Notice that the distributions (histogram curves) for each detector are nearly separate for the two hypotheses $H_1$ and $H_0$. This means good detection performance can be had by choosing a threshold $\eta$ anywhere in the gap between the two curves.

Exactly how does the performance depend on the selection of the threshold $\eta$, especially when the two histograms for the detector output overlap? This is captured in the receiver operating characteristic (ROC), which plots $P_D$ versus $P_{FA}$. That is, each value of $\eta$ produces a pair $(P_D(\eta), P_{FA}(\eta))$. For the histograms above, here are the ROCs (for all the considered detectors in this post)

There are a few things to notice about this set of ROCs. First, the OED is the best-performing detector because its ROC is nearly a right angle at $(0, 1)$, meaning we can achieve a $P_D$ of nearly $1$ at a very small $P_{FA}$. Second, the IOMD (using all cycle frequencies except non-conjugate zero) is very nearly as good as the OED. Third, the detectors for the features related to the symbol rate $1/T_0$ for the OSD are similar, and are all better than those for the SSD, which themselves are similar. Finally, the DM for $\alpha = 0$ and the ISMD for cycle frequencies that are not exhibited by the data are the worst-performing.

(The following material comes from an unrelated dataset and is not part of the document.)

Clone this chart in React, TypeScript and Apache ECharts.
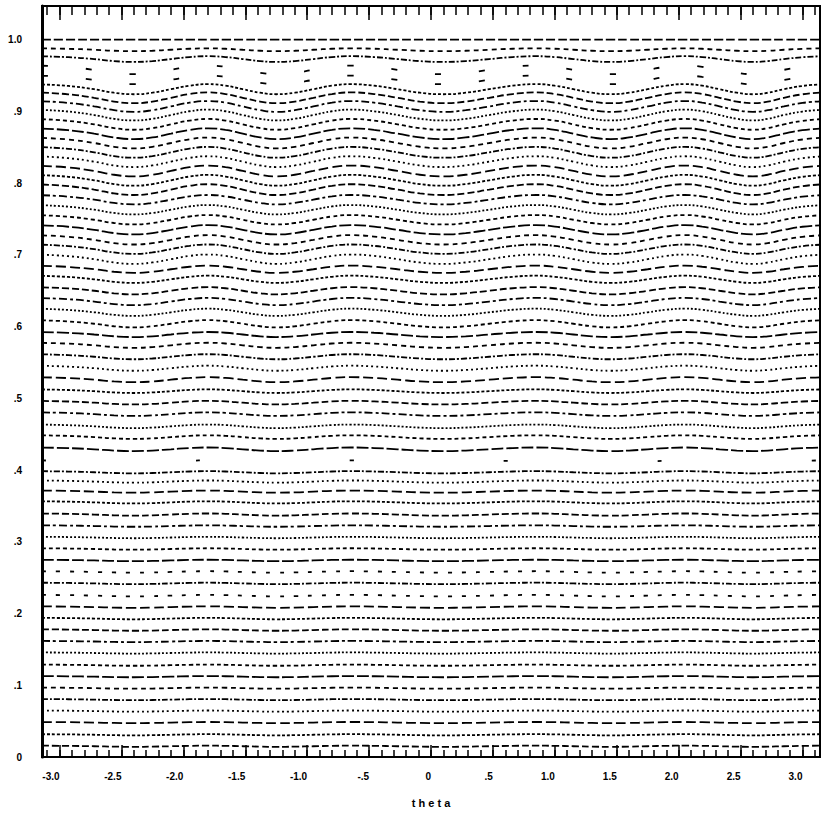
import React, { useEffect, useRef } from "react";
import * as echarts from "echarts";

// theta sample positions (read along the wave crests / troughs)
const THETA = [
  -3.1416, -2.93, -2.72, -2.56, -2.4, -2.25, -2.1, -1.95, -1.8, -1.66, -1.52,
  -1.38, -1.25, -1.1, -0.95, -0.8, -0.65, -0.46, -0.27, -0.09, 0.1, 0.28, 0.47,
  0.66, 0.85, 1.0, 1.15, 1.3, 1.45, 1.6, 1.75, 1.9, 2.05, 2.19, 2.33, 2.47, 2.6,
  2.72, 2.85, 3.0, 3.1416,
];
// relative wave profile (+1 crest, -1 trough)
const SHAPE = [
  0.95, 0.65, 0, -0.7, -1, -0.7, 0, 0.7, 1, 0.7, 0, -0.7, -1, -0.7, 0, 0.7, 1,
  0.7, 0, -0.7, -1, -0.7, 0, 0.7, 1, 0.7, 0, -0.7, -1, -0.7, 0, 0.7, 1, 0.7, 0,
  -0.7, -1, -0.7, 0, 0.65, 0.95,
];
// contour levels (mean height of each line)
const LEVELS = [
  0.015, 0.031, 0.048, 0.064, 0.08, 0.096, 0.112, 0.128, 0.145, 0.161, 0.177,
  0.193, 0.209, 0.225, 0.242, 0.258, 0.274, 0.29, 0.306, 0.322, 0.338, 0.355,
  0.37, 0.384, 0.397, 0.412, 0.429, 0.446, 0.461, 0.478, 0.494, 0.51, 0.526,
  0.542, 0.558, 0.574, 0.589, 0.604, 0.62, 0.635, 0.65, 0.666, 0.68, 0.694,
  0.708, 0.721, 0.735, 0.749, 0.763, 0.777, 0.791, 0.804, 0.817, 0.83, 0.843,
  0.856, 0.869, 0.882, 0.895, 0.907, 0.919, 0.931, 0.944, 0.958, 0.973, 0.986,
  1.0,
];
// wave amplitude of each line
const AMPS = [
  0.0008, 0.0008, 0.0008, 0.0008, 0.0008, 0.0008, 0.0008, 0.0008, 0.0008,
  0.0008, 0.001, 0.001, 0.001, 0.001, 0.001, 0.001, 0.001, 0.001, 0.001, 0.001,
  0.0015, 0.0015, 0.0015, 0.0015, 0.0015, 0.0015, 0.0025, 0.0025, 0.0025,
  0.0025, 0.0025, 0.0025, 0.0035, 0.0035, 0.0035, 0.0035, 0.0035, 0.005, 0.005,
  0.005, 0.005, 0.005, 0.005, 0.0065, 0.0065, 0.0065, 0.0065, 0.0065, 0.0065,
  0.0065, 0.0075, 0.0075, 0.0075, 0.0075, 0.0075, 0.0075, 0.0075, 0.0075,
  0.0075, 0.0075, 0.0075, 0.007, 0.006, 0.006, 0.004, 0.002, 0,
];
const X_LABELS = [-3, -2.5, -2, -1.5, -1, -0.5, 0, 0.5, 1, 1.5, 2, 2.5, 3];
const Y_LABELS = [0, 0.1, 0.2, 0.3, 0.4, 0.5, 0.6, 0.7, 0.8, 0.9, 1.0];

// styles (kept apart from data)
const DASHES: number[][] = [
  [7, 3], [3, 2], [10, 4], [2, 3], [6, 2, 2, 2], [5, 4], [12, 3], [4, 3],
  [2, 2], [8, 3, 3, 3],
];
const VERY_SPARSE = new Set([25]);
const SPARSE = new Set([62, 63]);
const SEMI_SPARSE = new Set([13, 15]);

const XMIN = -Math.PI;
const XMAX = Math.PI;
const YMAX = 1.047;

const fmtX = (v: number) => {
  const r = Math.round(v * 10) / 10;
  if (r === 0) return "0";
  const a = Math.abs(r);
  const s = a.toFixed(1);
  return (r < 0 ? "-" : "") + (a < 1 ? s.slice(1) : s);
};
const fmtY = (v: number) => {
  const r = Math.round(v * 10);
  if (r === 0) return "0";
  if (r === 10) return "1.0";
  return "." + r;
};

const FONT = "'Liberation Sans Narrow', 'Liberation Sans', 'DejaVu Sans', sans-serif";

export default function App() {
  const ref = useRef<HTMLDivElement>(null);
  useEffect(() => {
    if (!ref.current) return;
    const chart = echarts.init(ref.current, undefined, { renderer: "svg" });
    const minorTicks: number[] = [];
    for (let i = -31; i <= 31; i++) minorTicks.push(i / 10);

    const series = LEVELS.map((lv, k) => {
      let type: any = DASHES[k % DASHES.length];
      if (VERY_SPARSE.has(k)) type = [4, 150];
      else if (SPARSE.has(k)) type = [6, 38];
      else if (SEMI_SPARSE.has(k)) type = [4, 10];
      if (k === LEVELS.length - 1) type = [9, 3];
      return {
        type: "line",
        xAxisIndex: 0,
        yAxisIndex: 0,
        data: THETA.map((t, i) => [t, lv + AMPS[k] * SHAPE[i]]),
        smooth: 0.5,
        symbol: "none",
        silent: true,
        lineStyle: { color: "#000", width: 1.8, type },
      };
    });

    const baseX = {
      type: "value",
      min: XMIN,
      max: XMAX,
      splitLine: { show: false },
    };

    chart.setOption({
      animation: false,
      backgroundColor: "#fff",
      grid: {
        left: 42,
        right: 5,
        top: 6,
        bottom: 55,
        show: true,
        borderColor: "#000",
        borderWidth: 2,
        backgroundColor: "transparent",
      },
      xAxis: [
        {
          ...baseX,
          position: "bottom",
          name: "t h e t a",
          nameLocation: "middle",
          nameGap: 40,
          nameTextStyle: { fontSize: 11, fontWeight: "bold", color: "#000", fontFamily: FONT },
          axisLine: { show: true, onZero: false, lineStyle: { color: "#000", width: 2 } },
          axisTick: { show: true, inside: true, length: 7, customValues: minorTicks, lineStyle: { color: "#000", width: 1.5 } },
          axisLabel: {
            show: true,
            customValues: X_LABELS,
            formatter: fmtX,
            align: "right",
            margin: 14,
            fontSize: 10,
            fontWeight: "bold",
            color: "#000",
            fontFamily: FONT,
          },
        },
        {
          ...baseX,
          position: "bottom",
          axisLine: { show: false, onZero: false },
          axisTick: { show: true, inside: true, length: 12, customValues: X_LABELS, lineStyle: { color: "#000", width: 1.5 } },
          axisLabel: { show: false },
        },
        {
          ...baseX,
          position: "top",
          axisLine: { show: true, onZero: false, lineStyle: { color: "#000", width: 2 } },
          axisTick: { show: true, inside: true, length: 9, customValues: minorTicks, lineStyle: { color: "#000", width: 1.5 } },
          axisLabel: { show: false },
        },
        {
          ...baseX,
          position: "top",
          axisLine: { show: false, onZero: false },
          axisTick: { show: true, inside: true, length: 14, customValues: X_LABELS, lineStyle: { color: "#000", width: 1.5 } },
          axisLabel: { show: false },
        },
      ],
      yAxis: [
        {
          type: "value",
          min: 0,
          max: YMAX,
          position: "left",
          splitLine: { show: false },
          axisLine: { show: true, onZero: false, lineStyle: { color: "#000", width: 3 } },
          axisTick: { show: false },
          axisLabel: {
            show: true,
            customValues: Y_LABELS,
            formatter: fmtY,
            margin: 20,
            fontSize: 10,
            fontWeight: "bold",
            color: "#000",
            fontFamily: FONT,
            padding: [5, 0, 0, 0],
          },
        },
      ],
      series,
    });
    return () => chart.dispose();
  }, []);
  return (
    <div
      ref={ref}
      style={{ position: "fixed", left: 0, top: 0, width: 825, height: 813, background: "#fff" }}
    />
  );
}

So in this benign environment with a constant-power signal in constant-power noise, energy detection reigns supreme. If we look at the ROCs for several SNRs and a constant block length, we can extract useful graphs by fixing $P_{FA}$ and plotting $P_D$. Let’s fix $P_{FA}$ at $0.05$ and see what $P_D$ is for the various detectors:

The performance ordering is maintained as the SNR increases: OED, IOMD, $2f_c$ SDs, all the other SDs, then the DM, and finally the ISMD with false cycle frequencies. All is well except that last one. As the SNR increases, the value of $P_D$ for $P_{FA} = 0.05$ for the false-CF ISMD approaches one. So we are reliably detecting a signal that is not actually present!

Why is this? If we recall the post on the resolution product, we may remember that the variance of a spectral correlation estimator is inversely proportional to the time-frequency resolution product $\Delta t \ \Delta f$ of the measurement, but it is also proportional to the ideal value of the noise spectral density $N_0$. This just means that the variance of the measurement is affected by the measurement parameters as well as how much non-signal energy is present. We can always overcome high noise by increasing the resolution product.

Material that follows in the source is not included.